__DESCRIPTION OF THE TASK__
Quote every line as written. Omit pictures.

__SOURCE MATERIAL__
===
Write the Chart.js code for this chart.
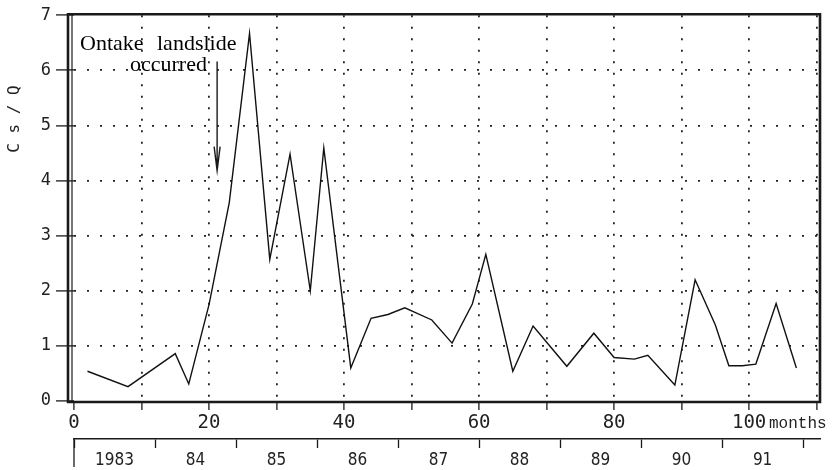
<!DOCTYPE html>
<html><head><meta charset="utf-8">
<script src="https://cdn.jsdelivr.net/npm/chart.js@4"></script>
<style>html,body{margin:0;padding:0;background:#fff;}canvas{display:block;}</style>
</head><body>
<canvas id="c" width="835" height="470"></canvas>
<script>
// ---- data ----
const months = [2, 8, 15, 17, 20, 23, 26, 29, 32, 35, 37, 41, 44, 46.5, 49, 53, 56, 59, 61, 65, 68, 73, 77, 80, 83, 85, 89, 92, 95, 97, 99, 101, 104, 107];
const csq    = [0.54, 0.26, 0.86, 0.31, 1.75, 3.6, 6.67, 2.57, 4.48, 2.0, 4.59, 0.6, 1.5, 1.57, 1.69, 1.47, 1.05, 1.76, 2.66, 0.54, 1.36, 0.63, 1.23, 0.79, 0.76, 0.83, 0.29, 2.2, 1.38, 0.64, 0.64, 0.67, 1.77, 0.6];
const monthTicks = [0, 10, 20, 30, 40, 50, 60, 70, 80, 90, 100, 110];
const monthTickLabels = [0, 20, 40, 60, 80, 100];
const yearLabels = ['1983', '84', '85', '86', '87', '88', '89', '90', '91'];
const yearStartMonths = [0, 12, 24, 36, 48, 60, 72, 84, 96, 108];
const yTitle = 'C s / Q';
const unitLabel = 'months';
const noteWords = ['Ontake', 'landslide'];
const noteLine2 = 'occurred';
const landslideMonth = 21.2;

const INK = '#1a1a1a';
const MONO = '"DejaVu Sans Mono", monospace';
const TRANSPARENT = 'rgba(0,0,0,0)';

const yearCenters = yearLabels.map((_, i) => yearStartMonths[i] + 6);

const decorPlugin = {
  id: 'decor',
  afterDraw(chart) {
    const {ctx, chartArea: a, scales} = chart;
    const xs = scales.x, ys = scales.y, x2 = scales.x2;
    ctx.save();
    ctx.strokeStyle = INK;
    ctx.lineCap = 'butt';
    // outer frame
    ctx.lineWidth = 2.6;
    ctx.beginPath();
    ctx.moveTo(a.left - 6, a.top - 1);
    ctx.lineTo(a.right, a.top - 1);
    ctx.lineTo(a.right, a.bottom + 1);
    ctx.lineTo(a.left - 6, a.bottom + 1);
    ctx.closePath();
    ctx.stroke();
    // inner thin left line
    ctx.lineWidth = 1.2;
    ctx.beginPath();
    ctx.moveTo(a.left - 2, a.top - 1);
    ctx.lineTo(a.left - 2, a.bottom + 1);
    ctx.stroke();
    // long first tick of year axis
    ctx.lineWidth = 1.3;
    const x0 = x2.getPixelForValue(yearStartMonths[0]);
    ctx.beginPath();
    ctx.moveTo(x0, x2.top);
    ctx.lineTo(x0, x2.top + 28);
    ctx.stroke();

    // y title
    ctx.fillStyle = '#222';
    ctx.font = '16px ' + MONO;
    ctx.textAlign = 'center';
    ctx.textBaseline = 'middle';
    ctx.save();
    ctx.translate(15, 119);
    ctx.rotate(-Math.PI / 2);
    ctx.fillText(yTitle, 0, 0);
    ctx.restore();

    // unit label
    ctx.font = '16px "Liberation Mono", monospace';
    ctx.textAlign = 'left';
    ctx.textBaseline = 'alphabetic';
    ctx.fillText(unitLabel, 769, 428);

    // annotation
    ctx.fillStyle = '#000';
    ctx.font = '22px "Liberation Serif", serif';
    ctx.fillText(noteWords[0], 80, 50);
    ctx.fillText(noteWords[1], 157, 50);
    ctx.fillText(noteLine2, 130, 71);

    // arrow
    const ax = xs.getPixelForValue(landslideMonth);
    const yTop = ys.getPixelForValue(6.16);
    const yTip = ys.getPixelForValue(4.18);
    ctx.lineWidth = 1.4;
    ctx.beginPath();
    ctx.moveTo(ax, yTop);
    ctx.lineTo(ax, yTip);
    ctx.moveTo(ax - 3, yTip - 24);
    ctx.lineTo(ax, yTip);
    ctx.lineTo(ax + 3, yTip - 24);
    ctx.stroke();
    ctx.restore();
  }
};

new Chart(document.getElementById('c'), {
  type: 'line',
  data: {
    datasets: [{
      data: months.map((m, i) => ({x: m, y: csq[i]})),
      borderColor: '#111',
      borderWidth: 1.4,
      pointRadius: 0,
      tension: 0,
      fill: false
    }]
  },
  options: {
    responsive: false,
    animation: false,
    devicePixelRatio: 1,
    layout: {padding: {left: 0, top: 11, right: 15, bottom: 0}},
    plugins: {legend: {display: false}, tooltip: {enabled: false}},
    scales: {
      x: {
        type: 'linear',
        position: 'bottom',
        min: 0,
        max: 110.5,
        afterBuildTicks: s => { s.ticks = monthTicks.map(v => ({value: v})); },
        afterFit: s => { s.height = 38; },
        border: {display: false, dash: [2, 9.5]},
        grid: {
          color: c => (c.tick && (c.tick.value === 0)) ? TRANSPARENT : '#222',
          lineWidth: 1.8,
          tickBorderDash: [],
          tickColor: INK,
          tickWidth: 1.3,
          tickLength: 9,
          drawTicks: true
        },
        ticks: {
          autoSkip: false,
          maxRotation: 0,
          padding: 2,
          color: '#222',
          font: {family: MONO, size: 19},
          callback: v => monthTickLabels.includes(v) ? String(v) : ''
        }
      },
      x2: {
        type: 'linear',
        position: 'bottom',
        min: 0,
        max: 110.5,
        afterBuildTicks: s => {
          const t = yearStartMonths.map(v => ({value: v})).concat(yearCenters.map(v => ({value: v})));
          t.sort((p, q) => p.value - q.value);
          s.ticks = t;
        },
        afterFit: s => { s.height = 31; },
        border: {display: true, color: INK, width: 1.5},
        grid: {
          drawOnChartArea: false,
          drawTicks: true,
          tickLength: 9,
          tickWidth: 1.3,
          tickBorderDash: [],
          tickColor: c => (c.tick && yearStartMonths.includes(c.tick.value)) ? INK : TRANSPARENT,
          color: TRANSPARENT
        },
        ticks: {
          autoSkip: false,
          maxRotation: 0,
          padding: 2,
          color: '#222',
          font: {family: '"Liberation Sans Narrow", "DejaVu Sans Condensed", sans-serif', size: 17},
          callback: v => { const i = yearCenters.indexOf(v); return i >= 0 ? yearLabels[i] : ''; }
        }
      },
      y: {
        type: 'linear',
        position: 'left',
        min: 0,
        max: 7,
        afterFit: s => { s.width = 74; },
        border: {display: false, dash: [2, 11]},
        grid: {
          color: c => (c.tick && (c.tick.value === 0 || c.tick.value === 7)) ? TRANSPARENT : '#222',
          lineWidth: 1.8,
          tickBorderDash: [],
          tickColor: INK,
          tickWidth: 1.3,
          tickLength: 18,
          drawTicks: true
        },
        ticks: {
          stepSize: 1,
          padding: 5,
          color: '#222',
          font: {family: MONO, size: 17}
        }
      }
    }
  },
  plugins: [decorPlugin]
});
</script>
</body></html>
===
__SOLUTION__
Write the Chart.js code for this chart.
<!DOCTYPE html>
<html><head><meta charset="utf-8">
<script src="https://cdn.jsdelivr.net/npm/chart.js@4"></script>
<style>html,body{margin:0;padding:0;background:#fff;}canvas{display:block;}</style>
</head><body>
<canvas id="c" width="835" height="470"></canvas>
<script>
// ---- data ----
const months = [2, 8, 15, 17, 20, 23, 26, 29, 32, 35, 37, 41, 44, 46.5, 49, 53, 56, 59, 61, 65, 68, 73, 77, 80, 83, 85, 89, 92, 95, 97, 99, 101, 104, 107];
const csq    = [0.54, 0.26, 0.86, 0.31, 1.75, 3.6, 6.67, 2.57, 4.48, 2.0, 4.59, 0.6, 1.5, 1.57, 1.69, 1.47, 1.05, 1.76, 2.66, 0.54, 1.36, 0.63, 1.23, 0.79, 0.76, 0.83, 0.29, 2.2, 1.38, 0.64, 0.64, 0.67, 1.77, 0.6];
const monthTicks = [0, 10, 20, 30, 40, 50, 60, 70, 80, 90, 100, 110];
const monthTickLabels = [0, 20, 40, 60, 80, 100];
const yearLabels = ['1983', '84', '85', '86', '87', '88', '89', '90', '91'];
const yearStartMonths = [0, 12, 24, 36, 48, 60, 72, 84, 96, 108];
const yTitle = 'C s / Q';
const unitLabel = 'months';
const noteWords = ['Ontake', 'landslide'];
const noteLine2 = 'occurred';
const landslideMonth = 21.2;

const INK = '#1a1a1a';
const MONO = '"DejaVu Sans Mono", monospace';
const TRANSPARENT = 'rgba(0,0,0,0)';

const yearCenters = yearLabels.map((_, i) => yearStartMonths[i] + 6);

const decorPlugin = {
  id: 'decor',
  afterDraw(chart) {
    const {ctx, chartArea: a, scales} = chart;
    const xs = scales.x, ys = scales.y, x2 = scales.x2;
    ctx.save();
    ctx.strokeStyle = INK;
    ctx.lineCap = 'butt';
    // outer frame
    ctx.lineWidth = 2.6;
    ctx.beginPath();
    ctx.moveTo(a.left - 6, a.top - 1);
    ctx.lineTo(a.right, a.top - 1);
    ctx.lineTo(a.right, a.bottom + 1);
    ctx.lineTo(a.left - 6, a.bottom + 1);
    ctx.closePath();
    ctx.stroke();
    // inner thin left line
    ctx.lineWidth = 1.2;
    ctx.beginPath();
    ctx.moveTo(a.left - 2, a.top - 1);
    ctx.lineTo(a.left - 2, a.bottom + 1);
    ctx.stroke();
    // long first tick of year axis
    ctx.lineWidth = 1.3;
    const x0 = x2.getPixelForValue(yearStartMonths[0]);
    ctx.beginPath();
    ctx.moveTo(x0, x2.top);
    ctx.lineTo(x0, x2.top + 28);
    ctx.stroke();

    // y title
    ctx.fillStyle = '#222';
    ctx.font = '16px ' + MONO;
    ctx.textAlign = 'center';
    ctx.textBaseline = 'middle';
    ctx.save();
    ctx.translate(15, 119);
    ctx.rotate(-Math.PI / 2);
    ctx.fillText(yTitle, 0, 0);
    ctx.restore();

    // unit label
    ctx.font = '16px "Liberation Mono", monospace';
    ctx.textAlign = 'left';
    ctx.textBaseline = 'alphabetic';
    ctx.fillText(unitLabel, 769, 428);

    // annotation
    ctx.fillStyle = '#000';
    ctx.font = '22px "Liberation Serif", serif';
    ctx.fillText(noteWords[0], 80, 50);
    ctx.fillText(noteWords[1], 157, 50);
    ctx.fillText(noteLine2, 130, 71);

    // arrow
    const ax = xs.getPixelForValue(landslideMonth);
    const yTop = ys.getPixelForValue(6.16);
    const yTip = ys.getPixelForValue(4.18);
    ctx.lineWidth = 1.4;
    ctx.beginPath();
    ctx.moveTo(ax, yTop);
    ctx.lineTo(ax, yTip);
    ctx.moveTo(ax - 3, yTip - 24);
    ctx.lineTo(ax, yTip);
    ctx.lineTo(ax + 3, yTip - 24);
    ctx.stroke();
    ctx.restore();
  }
};

new Chart(document.getElementById('c'), {
  type: 'line',
  data: {
    datasets: [{
      data: months.map((m, i) => ({x: m, y: csq[i]})),
      borderColor: '#111',
      borderWidth: 1.4,
      pointRadius: 0,
      tension: 0,
      fill: false
    }]
  },
  options: {
    responsive: false,
    animation: false,
    devicePixelRatio: 1,
    layout: {padding: {left: 0, top: 11, right: 15, bottom: 0}},
    plugins: {legend: {display: false}, tooltip: {enabled: false}},
    scales: {
      x: {
        type: 'linear',
        position: 'bottom',
        min: 0,
        max: 110.5,
        afterBuildTicks: s => { s.ticks = monthTicks.map(v => ({value: v})); },
        afterFit: s => { s.height = 38; },
        border: {display: false, dash: [2, 9.5]},
        grid: {
          color: c => (c.tick && (c.tick.value === 0)) ? TRANSPARENT : '#222',
          lineWidth: 1.8,
          tickBorderDash: [],
          tickColor: INK,
          tickWidth: 1.3,
          tickLength: 9,
          drawTicks: true
        },
        ticks: {
          autoSkip: false,
          maxRotation: 0,
          padding: 2,
          color: '#222',
          font: {family: MONO, size: 19},
          callback: v => monthTickLabels.includes(v) ? String(v) : ''
        }
      },
      x2: {
        type: 'linear',
        position: 'bottom',
        min: 0,
        max: 110.5,
        afterBuildTicks: s => {
          const t = yearStartMonths.map(v => ({value: v})).concat(yearCenters.map(v => ({value: v})));
          t.sort((p, q) => p.value - q.value);
          s.ticks = t;
        },
        afterFit: s => { s.height = 31; },
        border: {display: true, color: INK, width: 1.5},
        grid: {
          drawOnChartArea: false,
          drawTicks: true,
          tickLength: 9,
          tickWidth: 1.3,
          tickBorderDash: [],
          tickColor: c => (c.tick && yearStartMonths.includes(c.tick.value)) ? INK : TRANSPARENT,
          color: TRANSPARENT
        },
        ticks: {
          autoSkip: false,
          maxRotation: 0,
          padding: 2,
          color: '#222',
          font: {family: '"Liberation Sans Narrow", "DejaVu Sans Condensed", sans-serif', size: 17},
          callback: v => { const i = yearCenters.indexOf(v); return i >= 0 ? yearLabels[i] : ''; }
        }
      },
      y: {
        type: 'linear',
        position: 'left',
        min: 0,
        max: 7,
        afterFit: s => { s.width = 74; },
        border: {display: false, dash: [2, 11]},
        grid: {
          color: c => (c.tick && (c.tick.value === 0 || c.tick.value === 7)) ? TRANSPARENT : '#222',
          lineWidth: 1.8,
          tickBorderDash: [],
          tickColor: INK,
          tickWidth: 1.3,
          tickLength: 18,
          drawTicks: true
        },
        ticks: {
          stepSize: 1,
          padding: 5,
          color: '#222',
          font: {family: MONO, size: 17}
        }
      }
    }
  },
  plugins: [decorPlugin]
});
</script>
</body></html>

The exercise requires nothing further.